The Law Talking Guy said...

I don't think that "anti-" groups and angry voters really drive elections that much. Remember in 1994 the anti-Clinton mood was powerful, but there was also a "Contract with America" that laid out a clear set of policy statements that were not social conservative issues. It didn't mention gays, didn't seek to repeal the Brady Bill, didn't mention God or prayer in schools or abortion, or illegal immigration.

The Tea Party isn't giving us that positive message. Whipping up the GOP base with anger will likely tip some close elections, and the fact that Obama is black will continue the Appalachian realignment away from the Dems. But negativity alone isn't not going to bring out independents and really cause electoral shifts.

And concerns over budget deficits only go so far. The bulk of voters never have cared very much.

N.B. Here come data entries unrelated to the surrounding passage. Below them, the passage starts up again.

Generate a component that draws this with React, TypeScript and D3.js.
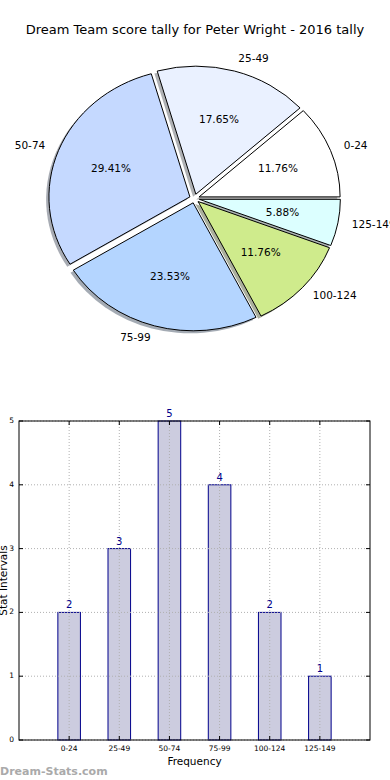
import * as d3 from "d3";
import React from "react";

const categories = ["0-24", "25-49", "50-74", "75-99", "100-124", "125-149"];
const counts = [2, 3, 5, 4, 2, 1];
const pieColors = ["#ffffff", "#eaf1ff", "#c5d9ff", "#b4d5ff", "#cfeb8c", "#dcffff"];
const yTicks = [0, 1, 2, 3, 4, 5];

const title = "Dream Team score tally for Peter Wright - 2016 tally";
const font = "DejaVu Sans, sans-serif";

export default function App() {
  const width = 390;
  const height = 780;

  // pie (matplotlib style: starts at 3 o'clock, counterclockwise, stretched axes)
  const cx = 194.5;
  const cy = 198.5;
  const rx = 141;
  const ry = 128;
  const explode = 0.035;
  const total = d3.sum(counts);

  const pie = d3.pie<number>().sort(null).startAngle(Math.PI / 2).endAngle(Math.PI / 2 - 2 * Math.PI);
  const arcs = pie(counts);
  const arc = d3.arc<d3.PieArcDatum<number>>().innerRadius(0).outerRadius(1);

  const slices = arcs.map((a, i) => {
    const mid = (a.startAngle + a.endAngle) / 2;
    const ux = Math.sin(mid);
    const uy = -Math.cos(mid);
    const x = cx + explode * rx * ux;
    const y = cy + explode * ry * uy;
    return { a, i, ux, uy, x, y };
  });

  // bar chart
  const m = { left: 19, right: 370, top: 421, bottom: 740 };
  const xScale = d3.scaleLinear().domain([-1, 6]).range([m.left, m.right]);
  const yScale = d3.scaleLinear().domain([0, 5]).range([m.bottom, m.top]);
  const barW = xScale(0.45) - xScale(0);

  return (
    <svg width={width} height={height} style={{ position: "absolute", left: 0, top: 0, background: "#fff" }} fontFamily={font}>
      <text x={195} y={34} textAnchor="middle" fontSize={13}>{title}</text>

      {/* shadows */}
      {slices.map((s) => (
        <path
          key={"sh" + s.i}
          d={arc(s.a) || ""}
          transform={`translate(${s.x - 0.02 * rx},${s.y + 0.02 * ry}) scale(${rx},${ry})`}
          fill={d3.rgb(pieColors[s.i]).darker(2.5).toString()}
          opacity={0.5}
        />
      ))}
      {slices.map((s) => (
        <path
          key={"w" + s.i}
          d={arc(s.a) || ""}
          transform={`translate(${s.x},${s.y}) scale(${rx},${ry})`}
          fill={pieColors[s.i]}
          stroke="#000"
          strokeWidth={1}
          vectorEffect="non-scaling-stroke"
        />
      ))}
      {slices.map((s) => (
        <text
          key={"l" + s.i}
          x={s.x + 1.1 * rx * s.ux}
          y={s.y + 1.1 * ry * s.uy}
          textAnchor={s.ux > 0 ? "start" : "end"}
          dominantBaseline="middle"
          fontSize={10.5}
        >
          {categories[s.i]}
        </text>
      ))}
      {slices.map((s) => (
        <text
          key={"p" + s.i}
          x={s.x + 0.6 * rx * s.ux}
          y={s.y + 0.6 * ry * s.uy}
          textAnchor="middle"
          dominantBaseline="middle"
          fontSize={10.5}
        >
          {((counts[s.i] / total) * 100).toFixed(2) + "%"}
        </text>
      ))}

      {/* bars */}
      {counts.map((v, i) => (
        <rect
          key={"b" + i}
          x={xScale(i) - barW / 2}
          y={yScale(v)}
          width={barW}
          height={yScale(0) - yScale(v)}
          fill="#ccccdf"
          stroke="#00008b"
          strokeWidth={1}
        />
      ))}

      {/* grid */}
      {yTicks.map((t) => (
        <line key={"gy" + t} x1={m.left} x2={m.right} y1={yScale(t)} y2={yScale(t)} stroke="#b0b0b0" strokeDasharray="1,2" />
      ))}
      {categories.map((c, i) => (
        <line key={"gx" + c} x1={xScale(i)} x2={xScale(i)} y1={m.top} y2={m.bottom} stroke="#b0b0b0" strokeDasharray="1,2" />
      ))}

      {/* ticks */}
      {yTicks.map((t) => (
        <g key={"ty" + t}>
          <line x1={m.left} x2={m.left + 4} y1={yScale(t)} y2={yScale(t)} stroke="#000" />
          <line x1={m.right - 4} x2={m.right} y1={yScale(t)} y2={yScale(t)} stroke="#000" />
          <text x={m.left - 5} y={yScale(t)} textAnchor="end" dominantBaseline="middle" fontSize={7.5}>{t}</text>
        </g>
      ))}
      {categories.map((c, i) => (
        <g key={"tx" + c}>
          <line x1={xScale(i)} x2={xScale(i)} y1={m.bottom} y2={m.bottom - 4} stroke="#000" />
          <line x1={xScale(i)} x2={xScale(i)} y1={m.top} y2={m.top + 4} stroke="#000" />
          <text x={xScale(i)} y={m.bottom + 11} textAnchor="middle" fontSize={7.5}>{c}</text>
        </g>
      ))}

      <rect x={m.left} y={m.top} width={m.right - m.left} height={m.bottom - m.top} fill="none" stroke="#000" strokeWidth={1} />

      {counts.map((v, i) => (
        <text key={"v" + i} x={xScale(i)} y={yScale(v) - 4} textAnchor="middle" fontSize={10} fill="#00008b">{v}</text>
      ))}

      <text x={(m.left + m.right) / 2} y={765} textAnchor="middle" fontSize={10.5}>Frequency</text>
      <text transform={`translate(7,${(m.top + m.bottom) / 2}) rotate(-90)`} textAnchor="middle" fontSize={10.5}>Stat Intervals</text>

      <text x={0} y={775} fontSize={11} fontWeight="bold" fill="#aaaaaa">Dream-Stats.com</text>
    </svg>
  );
}
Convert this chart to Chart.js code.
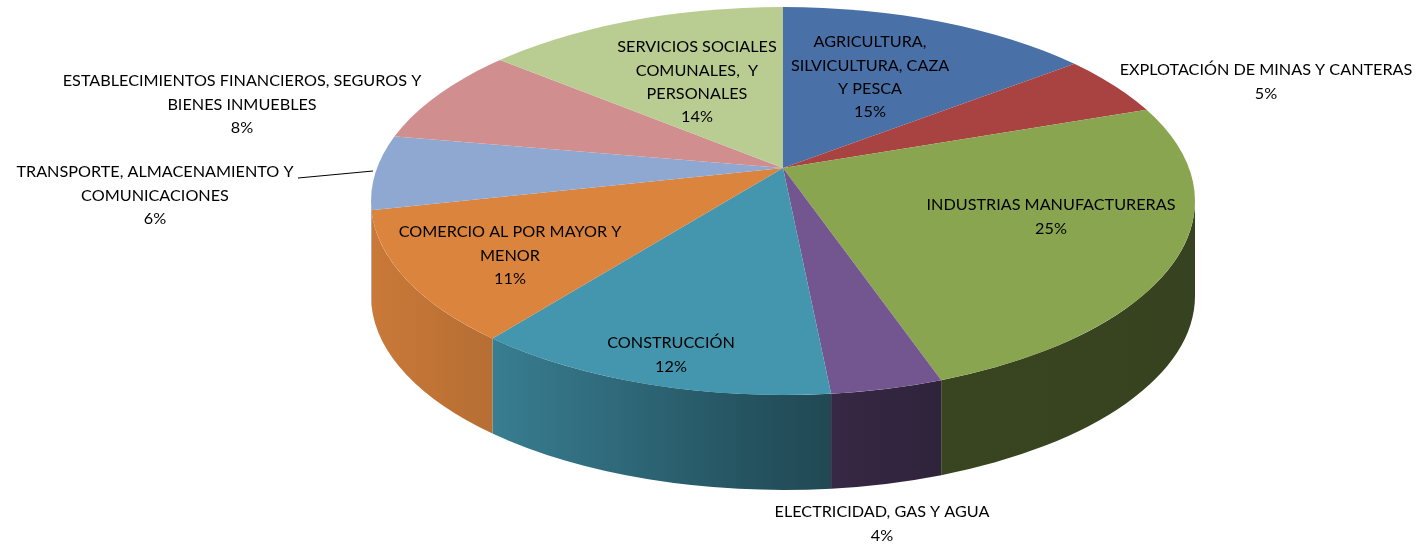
<!DOCTYPE html>
<html>
<head>
<meta charset="utf-8">
<script src="https://cdn.jsdelivr.net/npm/chart.js@4.4.0/dist/chart.umd.min.js"></script>
<style>
  html, body { margin: 0; padding: 0; background: #fff; }
  #wrap { width: 1418px; height: 544px; }
</style>
</head>
<body>
<div id="wrap"><canvas id="pastel" width="1418" height="544"></canvas></div>
<script>
// datos del grafico
var sectores = [
  ['AGRICULTURA,', 'SILVICULTURA, CAZA', 'Y PESCA'],
  ['EXPLOTACIÓN DE MINAS Y CANTERAS'],
  ['INDUSTRIAS MANUFACTURERAS'],
  ['ELECTRICIDAD, GAS Y AGUA'],
  ['CONSTRUCCIÓN'],
  ['COMERCIO AL POR MAYOR Y', 'MENOR'],
  ['TRANSPORTE, ALMACENAMIENTO Y', 'COMUNICACIONES'],
  ['ESTABLECIMIENTOS FINANCIEROS, SEGUROS Y', 'BIENES INMUEBLES'],
  ['SERVICIOS SOCIALES', 'COMUNALES,  Y', 'PERSONALES']
];
// (las etiquetas muestran el redondeo)
var porcentajes = [14.7, 5.1, 24.8, 3.8, 12.4, 10.8, 6.1, 8.1, 14.2];
var colores = ['#4A70A8', '#A84342', '#8AA54F', '#735590', '#4396AE',
               '#DB843D', '#8EA8D2', '#D08F8E', '#B9CC92'];

// donde va cada etiqueta (centro x, y de la primera linea)
var posEtiquetas = [
  [870, 42], [1266, 70], [1051, 205], [882, 512], [671, 343],
  [510, 232], [155, 172], [242, 81], [697, 47]
];
var lineaGuia = [[298, 178], [373, 171]];

// geometria del "3D"
var P = { x: 783, y: 168 };                       // punto donde se juntan las porciones
var E = { x: 783, y: 201, rx: 412, ry: 194 };     // elipse de la cara superior
var PROF = 95;                                    // alto del costado
var SY = 195, ESC = 1.5;

function sombra(hex, f) {
  var n = parseInt(hex.slice(1), 16);
  var r = Math.round(((n >> 16) & 255) * f);
  var g = Math.round(((n >> 8) & 255) * f);
  var b = Math.round((n & 255) * f);
  return 'rgb(' + r + ',' + g + ',' + b + ')';
}

// angulo sobre la elipse donde corta el rayo de la porcion
function corte(ang) {
  var du = Math.cos(ang) * ESC;
  var dv = Math.sin(ang) * SY * ESC / E.ry;
  var u0 = (P.x - E.x) / E.rx, v0 = (P.y - E.y) / E.ry;
  var A = du * du + dv * dv, B = u0 * du + v0 * dv, C = u0 * u0 + v0 * v0 - 1;
  var t = (-B + Math.sqrt(B * B - A * C)) / A;
  return Math.atan2(v0 + t * dv, u0 + t * du);
}

var pastel3d = {
  id: 'pastel3d',
  beforeDatasetDraw: function(chart) {
    var ctx = chart.ctx;
    var arcs = chart.getDatasetMeta(0).data;
    var R = arcs[0].outerRadius, cx = arcs[0].x, cy = arcs[0].y;

    // costados (solo la mitad de adelante)
    arcs.forEach(function(a, i) {
      var f1 = corte(a.startAngle), f2 = corte(a.endAngle);
      while (f2 < f1) f2 += 2 * Math.PI;
      for (var k = -1; k <= 1; k++) {
        var s = Math.max(f1, 2 * Math.PI * k), e = Math.min(f2, 2 * Math.PI * k + Math.PI);
        if (e <= s) continue;
        var gr = ctx.createLinearGradient(E.x - E.rx, 0, E.x + E.rx, 0);
        gr.addColorStop(0, sombra(colores[i], 0.92));
        gr.addColorStop(0.15, sombra(colores[i], 0.83));
        gr.addColorStop(0.3, sombra(colores[i], 0.7));
        gr.addColorStop(0.46, sombra(colores[i], 0.55));
        gr.addColorStop(0.6, sombra(colores[i], 0.45));
        gr.addColorStop(0.7, sombra(colores[i], 0.41));
        gr.addColorStop(1, sombra(colores[i], 0.4));
        ctx.beginPath();
        ctx.ellipse(E.x, E.y, E.rx, E.ry, 0, s, e, false);
        ctx.lineTo(E.x + E.rx * Math.cos(e), E.y + PROF + E.ry * Math.sin(e));
        ctx.ellipse(E.x, E.y + PROF, E.rx, E.ry, 0, e, s, true);
        ctx.closePath();
        ctx.fillStyle = gr;
        ctx.fill();
      }
    });

    // cara superior: el pastel agrandado y recortado por la elipse
    ctx.save();
    ctx.beginPath();
    ctx.ellipse(E.x, E.y, E.rx, E.ry, 0, 0, 2 * Math.PI);
    ctx.clip();
    ctx.translate(P.x, P.y);
    ctx.scale(E.rx * ESC / R, SY * ESC / R);
    ctx.translate(-cx, -cy);
  },
  afterDatasetDraw: function(chart) {
    chart.ctx.restore();
  },
  afterDraw: function(chart) {
    var ctx = chart.ctx;
    ctx.save();
    ctx.font = '100px Lato';
    var tam = 100 * 293 / ctx.measureText('EXPLOTACIÓN DE MINAS Y CANTERAS').width;
    ctx.font = tam.toFixed(2) + 'px Lato';
    ctx.fillStyle = '#000';
    ctx.textAlign = 'center';
    ctx.textBaseline = 'middle';
    var total = porcentajes.reduce(function(s, v) { return s + v; }, 0);
    sectores.forEach(function(lineas, i) {
      var txt = lineas.concat([Math.round(porcentajes[i] / total * 100) + '%']);
      txt.forEach(function(l, j) {
        ctx.fillText(l, posEtiquetas[i][0], posEtiquetas[i][1] + j * 23.4);
      });
    });
    ctx.strokeStyle = '#000';
    ctx.lineWidth = 1;
    ctx.beginPath();
    ctx.moveTo(lineaGuia[0][0], lineaGuia[0][1]);
    ctx.lineTo(lineaGuia[1][0], lineaGuia[1][1]);
    ctx.stroke();
    ctx.restore();
  }
};

var pastel = document.getElementById('pastel').getContext('2d');
var chart = new Chart(pastel, {
  type: 'pie',
  data: {
    labels: sectores,
    datasets: [{
      data: porcentajes,
      backgroundColor: colores,
      borderWidth: 0,
      hoverOffset: 0
    }]
  },
  options: {
    responsive: false,
    devicePixelRatio: 1,
    animation: false,
    events: [],
    layout: { padding: 0 },
    plugins: {
      legend: { display: false },
      tooltip: { enabled: false }
    }
  },
  plugins: [pastel3d]
});
</script>
</body>
</html>
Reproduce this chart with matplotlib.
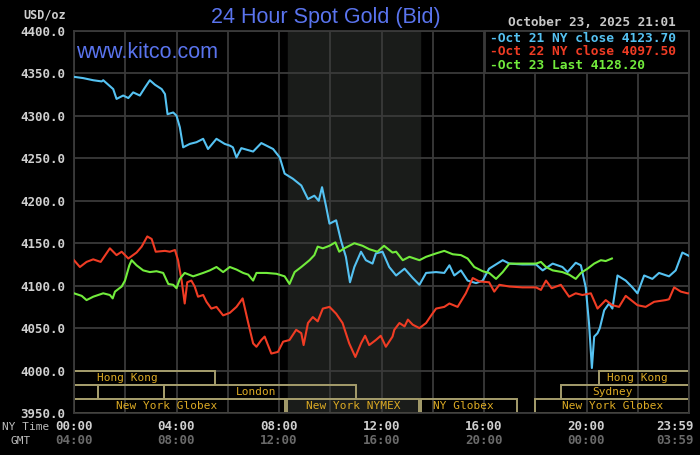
import matplotlib
matplotlib.use("Agg")
from matplotlib import pyplot as plt
from matplotlib.patches import Rectangle
import matplotlib.transforms as mtransforms

# hours since 00:00 NY time, price in USD/oz
blue_t = [0, 0.36, 0.75, 1.08, 1.14, 1.53, 1.66, 1.92, 2.12, 2.31, 2.57, 2.77, 2.96, 3.16,
          3.42, 3.55, 3.65, 3.87, 4.0, 4.13, 4.26, 4.52, 4.78, 5.04, 5.23, 5.56, 5.88, 6.08,
          6.2, 6.34, 6.53, 6.99, 7.31, 7.77, 8.03, 8.22, 8.54, 8.87, 9.13, 9.38, 9.55, 9.68,
          9.84, 9.97, 10.23, 10.42, 10.61, 10.77, 10.94, 11.2, 11.39, 11.65, 11.78, 12.04,
          12.3, 12.57, 12.9, 13.22, 13.48, 13.74, 14.13, 14.45, 14.65, 14.84, 15.1, 15.36,
          15.69, 15.95, 16.2, 16.73, 16.99, 17.5, 18.03, 18.29, 18.68, 19.06, 19.26, 19.58,
          19.78, 19.97, 20.1, 20.21, 20.3, 20.43, 20.52, 20.69, 20.88, 21.01, 21.21, 21.53,
          21.79, 21.99, 22.25, 22.57, 22.83, 23.22, 23.48, 23.74, 23.94, 24.0]
blue_p = [4346, 4344.5, 4342, 4340.6, 4342, 4331.6, 4320, 4324, 4321, 4327.7, 4324, 4333.5,
          4342, 4336.7, 4331.6, 4325.7, 4302, 4304, 4300.3, 4286.6, 4263, 4267, 4269, 4273,
          4261, 4273, 4267, 4265, 4263, 4251, 4262, 4258, 4268, 4261, 4251, 4232, 4226, 4218,
          4202, 4206, 4200, 4216, 4193, 4173, 4177, 4153, 4134, 4104, 4122, 4140, 4130, 4126,
          4138, 4140, 4122, 4112, 4120, 4109, 4101, 4115, 4116, 4115, 4124, 4112, 4118, 4106,
          4103, 4106, 4120, 4130, 4126, 4125, 4125, 4118, 4126, 4122, 4116, 4127, 4124, 4098,
          4055, 4003, 4040, 4044, 4050, 4071, 4079, 4073, 4112, 4106, 4098, 4091, 4112, 4108,
          4115, 4111, 4118, 4139, 4136, 4135]

red_t = [0, 0.23, 0.49, 0.75, 1.04, 1.4, 1.66, 1.86, 2.12, 2.44, 2.64, 2.86, 3.03, 3.19,
         3.55, 3.74, 3.94, 4.06, 4.2, 4.32, 4.42, 4.58, 4.71, 4.84, 5.04, 5.17, 5.36, 5.56,
         5.82, 6.08, 6.34, 6.58, 6.8, 6.99, 7.12, 7.31, 7.44, 7.7, 7.96, 8.16, 8.41, 8.67,
         8.87, 8.96, 9.13, 9.32, 9.51, 9.71, 9.97, 10.23, 10.48, 10.74, 10.98, 11.2, 11.36,
         11.52, 11.78, 11.97, 12.17, 12.43, 12.5, 12.7, 12.9, 13.03, 13.22, 13.48, 13.74,
         13.94, 14.13, 14.45, 14.65, 14.97, 15.29, 15.56, 15.82, 16.2, 16.4, 16.6, 16.99,
         17.5, 18.03, 18.22, 18.42, 18.64, 19.0, 19.32, 19.58, 19.84, 20.17, 20.43, 20.75,
         21.01, 21.27, 21.53, 21.99, 22.31, 22.64, 23.09, 23.22, 23.42, 23.68, 23.94, 24.0]
red_p = [4130, 4122, 4128, 4131, 4128, 4144, 4136, 4140, 4132, 4139, 4146, 4158, 4155, 4140,
         4141, 4140, 4142, 4130, 4106, 4079, 4104, 4106, 4099, 4087, 4089, 4081, 4073, 4075,
         4065, 4068, 4075, 4085, 4056, 4032, 4028, 4036, 4040, 4020, 4022, 4034, 4036, 4048,
         4044, 4030, 4056, 4063, 4058, 4073, 4075, 4067, 4056, 4032, 4016, 4032, 4041, 4030,
         4036, 4041, 4028, 4040, 4048, 4056, 4052, 4060, 4054, 4050, 4056, 4065, 4073, 4075,
         4079, 4075, 4091, 4109, 4105, 4104, 4093, 4101, 4099, 4098, 4098, 4095, 4106, 4097,
         4101, 4087, 4091, 4089, 4091, 4073, 4083, 4077, 4075, 4088, 4077, 4075, 4081, 4083,
         4084, 4098, 4093, 4091, 4091]

green_t = [0, 0.3, 0.49, 0.75, 1.14, 1.4, 1.51, 1.6, 1.86, 1.99, 2.16, 2.25, 2.44, 2.7, 2.96,
           3.22, 3.48, 3.68, 3.87, 4.0, 4.13, 4.32, 4.65, 5.04, 5.3, 5.56, 5.82, 6.08, 6.34,
           6.6, 6.8, 6.99, 7.12, 7.51, 7.9, 8.22, 8.41, 8.61, 8.87, 9.19, 9.38, 9.51, 9.71,
           9.97, 10.2, 10.35, 10.55, 10.94, 11.26, 11.52, 11.84, 12.1, 12.43, 12.57, 12.83,
           13.09, 13.48, 13.74, 14.13, 14.45, 14.78, 15.1, 15.36, 15.62, 15.95, 16.2, 16.47,
           16.73, 16.99, 17.5, 18.03, 18.22, 18.42, 18.68, 19.06, 19.32, 19.58, 19.78, 20.04,
           20.3, 20.56, 20.75, 20.99]
green_p = [4091, 4088, 4083, 4087, 4091, 4089, 4085, 4093, 4099, 4106, 4124, 4130, 4124, 4118,
           4116, 4117, 4115, 4102, 4101, 4097, 4108, 4115, 4111, 4115, 4118, 4122, 4116, 4122,
           4119, 4115, 4113, 4106, 4115, 4115, 4114, 4111, 4102, 4116, 4122, 4130, 4136, 4146,
           4144, 4147, 4151, 4140, 4144, 4150, 4147, 4143, 4140, 4147, 4139, 4140, 4130, 4134,
           4130, 4134, 4138, 4141, 4137, 4136, 4132, 4122, 4117, 4115, 4108, 4116, 4126, 4126,
           4126, 4128, 4122, 4118, 4116, 4113, 4108, 4115, 4120, 4126, 4130, 4129, 4132]

legend_labels = ["-Oct 21 NY close 4123.70", "-Oct 22 NY close 4097.50", "-Oct 23 Last 4128.20"]
y_ticks = [3950, 4000, 4050, 4100, 4150, 4200, 4250, 4300, 4350, 4400]
ny_labels = ["00:00", "04:00", "08:00", "12:00", "16:00", "20:00", "23:59"]
gmt_labels = ["04:00", "08:00", "12:00", "16:00", "20:00", "00:00", "03:59"]

# market sessions: (row, start, end, label, label position)
sessions = [
    (0, 0.0, 5.5, "Hong Kong", 2.1),
    (0, 20.5, 24.0, "Hong Kong", 22.0),
    (1, 0.0, 0.92, "", 0),
    (1, 0.92, 3.5, "", 0),
    (1, 3.5, 11.0, "London", 7.1),
    (1, 19.0, 24.0, "Sydney", 21.0),
    (2, 0.0, 8.25, "New York Globex", 3.63),
    (2, 8.33, 13.47, "New York NYMEX", 10.9),
    (2, 13.53, 17.3, "NY Globex", 15.2),
    (2, 18.0, 24.0, "New York Globex", 21.0),
]

BLUE = "#55c2f2"
RED = "#f03c24"
GREEN = "#72ec3c"
GRID = "#3a3a3a"
MONO = "DejaVu Sans Mono"

fig = plt.figure(figsize=(7, 4.55), dpi=100, facecolor="black")
ax = fig.add_axes([74 / 700, 42 / 455, 615 / 700, 382 / 455])
ax.set_facecolor("black")
ax.set_xlim(0, 24)
ax.set_ylim(3950, 4400)

# NYMEX hours shading
ax.axvspan(8.333, 13.5, color="#1a1c1a", zorder=0)

ax.set_xticks(range(0, 25, 2))
ax.set_yticks(y_ticks)
ax.grid(True, color=GRID, linewidth=1.3, zorder=1)
ax.tick_params(length=0, labelbottom=False)
ax.set_yticklabels([f"{v:.1f}" for v in y_ticks], fontfamily=MONO, fontweight="bold",
                   fontsize=9, color="#cfcfcf")
ax.tick_params(axis="y", pad=6)
for s in ax.spines.values():
    s.set_color(GRID)
    s.set_linewidth(1.3)

ax.plot(blue_t, blue_p, color=BLUE, lw=1.5, zorder=3)
ax.plot(red_t, red_p, color=RED, lw=1.5, zorder=3)
ax.plot(green_t, green_p, color=GREEN, lw=1.5, zorder=4)

# session boxes in bottom 50 dollars
row_h = 50 / 3
for row, start, end, label, lx in sessions:
    y0 = 4000 - (row + 1) * row_h
    ax.add_patch(Rectangle((start, y0), end - start, row_h, facecolor="none",
                           edgecolor="#a59d6c", lw=1.4, zorder=2))
    if label:
        ax.text(lx, y0 + row_h / 2, label, ha="center", va="center", fontfamily=MONO,
                fontsize=8, color="#dcaa24", zorder=5)

# x labels, NY time and GMT
trans = mtransforms.blended_transform_factory(ax.transData, fig.transFigure)
for i, (ny, gmt) in enumerate(zip(ny_labels, gmt_labels)):
    x = i * 4 if i < 6 else 24.2
    ha = "center" if i < 6 else "right"
    ax.text(x, 1 - 426 / 455, ny, transform=trans, ha=ha, va="center", fontfamily=MONO,
            fontweight="bold", fontsize=9, color="#cfcfcf")
    ax.text(x, 1 - 441 / 455, gmt, transform=trans, ha=ha, va="center", fontfamily=MONO,
            fontweight="bold", fontsize=9, color="#6a6a6a")
fig.text(2 / 700, 1 - 427 / 455, "NY Time", ha="left", va="center", fontfamily=MONO,
         fontsize=8, color="#bdbdbd")
fig.text(21 / 700, 1 - 441 / 455, "GMT", ha="center", va="center", fontfamily=MONO,
         fontsize=8, color="#bdbdbd")
fig.text(45 / 700, 1 - 15 / 455, "USD/oz", ha="center", va="center", fontfamily=MONO,
         fontweight="bold", fontsize=8.5, color="#cfcfcf")

# titles
fig.text(326 / 700, 1 - 17 / 455, "24 Hour Spot Gold (Bid)", ha="center", va="center",
         fontfamily="Liberation Sans", fontsize=15.5, color="#5a74ee")
fig.text(76 / 700, 1 - 53 / 455, "www.kitco.com", ha="left", va="center",
         fontfamily="Liberation Sans", fontsize=15.5, color="#5a74ee", zorder=6)
fig.text(676 / 700, 1 - 22 / 455, "October 23, 2025 21:01", ha="right", va="center",
         fontfamily=MONO, fontweight="bold", fontsize=9.2, color="#c8c8c8")

# legend box
fig.patches.append(Rectangle((485 / 700, 1 - 73 / 455), 204 / 700, 42 / 455,
                             transform=fig.transFigure, facecolor="black",
                             edgecolor=GRID, lw=1.3, zorder=6))
for lab, col, yy in zip(legend_labels, [BLUE, RED, GREEN], [38, 51.5, 65.5]):
    fig.text(490 / 700, 1 - yy / 455, lab, ha="left", va="center", fontfamily=MONO,
             fontweight="bold", fontsize=9.3, color=col, zorder=7)

plt.savefig("out.png", dpi=100, facecolor="black")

What will really matter come election day, I think, is that bottom line number about Obama's popularity. His approval rating has sunk from inaugural highs to be about 50/50 today. Whether it continues to decline or not is going to depend on what happens in the next few months with the economy and on capitol hill, not what happened in the previous few months with health care or the economy. As I have suggested elsewhere, his agenda will be relatively populist through november and the economy will likely improve. That suggests that the approval rating will, at least, not move downward very far from here on out, and will likely rebound somewhat, particularly if he can find an issue or two that resonates with the public in the summertime.

Raised By Republicans said...

I think you're right about how it will impact marginal races. And those are geographically concentrated of course in areas where the anti-Obama and anti-incumbent feeling is strongest (the South and rural areas).

Raised By Republicans said...

I heard on NPR an analysis that anger at government is very widespread among self-identified independents.

The question will be, will they turn out. I think LTG is right to suspect that anger is a poor motivator for turnout.